Your next company computer may be a 2-in-1 laptop
- 26 July, 2017 05:58
While consumer adoption of tablets is decreasing, business adoption is going the other way, powered by corporate fondness for Apple's iPad Pro and 2-in-1 devices running Windows.
The number of consumer-owned tablets is expected to decline about 3.3% annually even as the number of business-owned tablets grows at a combined annual growth rate of 6.9% by 2022, according to Forrester Research.
Global mobile device usage is expected to reach more than 5.5 billion users by 2022, almost double the total number of users (2.8 billion) in 2008, according a Forrester report released last week.
Large-screen smartphones are contributing to the decline in tablet sales among consumers, while the diverse use cases for a 2-in-1s is driving that segment's growth, Forrester stated.
Of the 5.5 billion mobile device users in 2022, smartphone owners will make up almost 70% of the market.
Nearly 94% of smartphones use either Android or iOS. Android is the dominant OS for smartphones, capturing 73% of the market with more than 1.8 billion users in 2016. Android is expected to maintain that lead, according to Forrester.
The Forrester growth forecast includes detachable tablets such as the Microsoft Surface and iPad Pro but excludes convertibles like the Lenovo Yoga.
In another report, convertible 2-in-1s are taking off with business users, growing at 46% worldwide year-over-year. That's according to IDC's Worldwide 2017 Q1 Personal Computing Device Tracker.
Over the next four years, detachables are expected to grow at 21.2% CAGR, IDC said.
At the same time, basic tablets that aren't used as laptop substitutes are seeing a decline in business adoption. Slate tablets, according to IDC, are expected to see a decrease of 6.5% in CAGR while notebooks and mobile workstations will only increase by 0.7% through 2021.
Helping to drive the momentum are new 2-in-1 models with larger screens, such as the new iPad Pro, which has either a 10.5-in. or 12.9-in. screen and is offered with a detachable keyboard, and the Dell Latitude 5000 2-in-1 (with a 12-in. screen) and the Latitude 7000 (with a 13-in. screen).

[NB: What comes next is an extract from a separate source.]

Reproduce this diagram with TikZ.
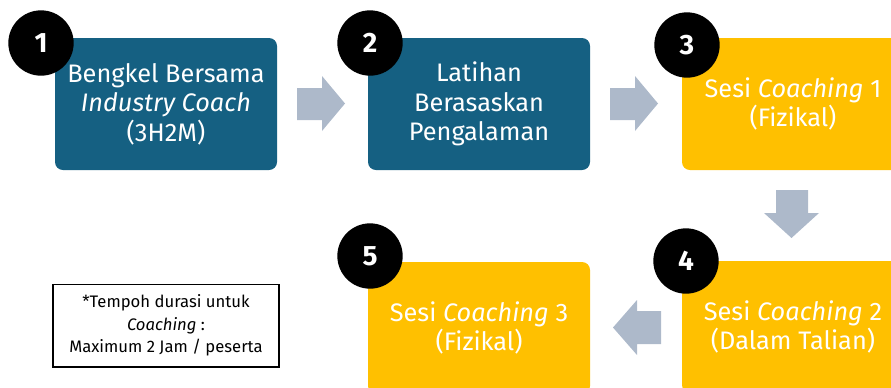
\documentclass[tikz,border=0pt]{standalone}
\usepackage{fontspec}
\setmainfont{Fira Sans}

\definecolor{stepblue}{HTML}{156082}
\definecolor{stepgold}{HTML}{FFC000}
\definecolor{arrowgray}{HTML}{ADB9CA}

\tikzset{
  stepbox/.style={rounded corners=6pt, minimum width=166.5pt, minimum height=99pt,
    inner sep=0pt, align=center, text=white, font=\fontsize{19}{22}\selectfont},
  bluebox/.style={stepbox, fill=stepblue},
  goldbox/.style={stepbox, fill=stepgold},
  numdot/.style={circle, fill=black, minimum size=49pt, inner sep=0pt, text=white,
    font=\fontsize{21}{21}\selectfont\bfseries},
  notebox/.style={draw=black, line width=1pt, minimum width=169.5pt, minimum height=62pt,
    inner sep=0pt, align=center, font=\fontsize{12.5}{17}\selectfont},
  arrowfill/.style={fill=arrowgray}
}

\begin{document}
\begin{tikzpicture}[x=0.75pt, y=-0.75pt]
\useasboundingbox (0, 0) rectangle (891, 387);
\clip (0, 0) rectangle (891, 387);

% Draw Boxes
\node[bluebox] (bengkel) at (166, 104) {Bengkel Bersama\\\textit{Industry Coach}\\(3H2M)};
\node[bluebox] (latihan) at (479, 104) {Latihan\\Berasaskan\\Pengalaman};
\node[goldbox] (sesisatu) at (793, 104) {Sesi \textit{Coaching} 1\\(Fizikal)};
\node[goldbox] (sesidua) at (793, 327) {Sesi \textit{Coaching} 2\\(Dalam Talian)};
\node[goldbox] (sesitiga) at (479, 328) {Sesi \textit{Coaching} 3\\(Fizikal)};

% Draw Numbers
\node[numdot] (num1) at (41, 43) {1};
\node[numdot] (num2) at (370, 43) {2};
\node[numdot] (num3) at (687, 45) {3};
\node[numdot] (num4) at (686, 261) {4};
\node[numdot] (num5) at (370, 256) {5};

% Draw Arrows
\fill[arrowfill] (297, 88) -- (322, 88) -- (322, 76) -- (345, 103.5) -- (322, 131) -- (322, 120) -- (297, 120) -- cycle;
\fill[arrowfill] (610, 88) -- (635, 88) -- (635, 76) -- (658, 103.5) -- (635, 131) -- (635, 120) -- (610, 120) -- cycle;
\fill[arrowfill] (776, 190) -- (808, 190) -- (808, 213) -- (819, 213) -- (791.5, 238) -- (764, 213) -- (776, 213) -- cycle;
\fill[arrowfill] (661, 311) -- (637, 311) -- (637, 300) -- (613, 327.5) -- (637, 355) -- (637, 344) -- (661, 344) -- cycle;

% Draw Note
\node[notebox] (catatan) at (166, 325.5) {*Tempoh durasi untuk\\\textit{Coaching} :\\Maximum 2 Jam / peserta};
\end{tikzpicture}
\end{document}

"Commercial PCs are seeing a real renaissance in design, with form-factors like the 2-in-1 that we could only dream about just a few years ago now becoming reality," said Bob O'Donnell, president and chief analyst at TECHnalysis Research. "Dell's innovations in the 2-in-1 category, ranging from detachables to 360-degree hinge, are rooted in productivity while providing the flexibility and beautiful design that today's mobile workforce desires."
Last year, Dell announced it was killing its Android tablet business in order to focus on Windows-based 2-in-1 laptops.
Earlier this month, Dell announced its 2-in-1 laptop sales surged 48% in the first quarter of 2017.
The larger 10-in. to 13-in. 2-in-1 screens can offer a "laptop-first experience with the convenience of a tablet when needed," Kirk Schell, Dell's vice president of commercial solutions, said.
"Our point of view is that the challenge with mobile devices is that they have to offer maximum productivity for a given use case," Schell continued. "Tablets were attractive because of what they offered in size, weight and flexibility, but ultimately fell short in supporting general office productivity because of limitations with the keyboard. Two-in-ones solve this problem by better integrating commercial class-designed keyboards into the DNA of the platform.
"We expect this segment of the market to continue to grow as creative use cases evolve in the commercial business," he said.
With the release of Windows 10, Dell's 2-in-1s and laptops are positioned to take advantage of the largest growth opportunities in the market, Schell said. Detachable tablets reached 8.1 million devices in the fourth quarter of 2015 and have more than doubled in shipments since the fourth quarter of last year.
"That said, traditional laptops remain the majority of our business and we expect that to remain the case for the medium term," Schell said. "Our customers tell us that laptops offer the best balance between consumption and creation, and we continue to drive improvements in size, weight and usability into classic notebooks."
Jitesh Ubrani, senior research analyst for IDC's Worldwide Mobile Device Trackers, said regardless of what marketers are saying, "detachable tablets are simply not putting pressure on notebooks yet.
"Consumers are just starting to graduate from old, consumption-based, slate tablets to a more productive detachable tablet. At the same time, the benefits of having a thin, touch-sensitive, productivity-based machine is shining light on the traditional PC category, causing vendors and consumers to focus on more premium devices in the convertible and ultraslim space," Ubrani said.
Excluding 2-in-1s, Forrester's research showed tablet use will remain low and grow from around 100 million units in 2016 to 155 million in 2022.
"The reason for growth in iPad Pro and 2-in-1 is the increasing adoption of these devices for office use as a second device," Forrester analyst Satish Meena, wrote in an email to Computerworld.
The iPad Pro accounts for around 10% of total iPad sales currently, Meena said. But Forrester expects its share to grow in future due to the demand from business segment.
"However, the overall tablet market will keep on declining," Meena said.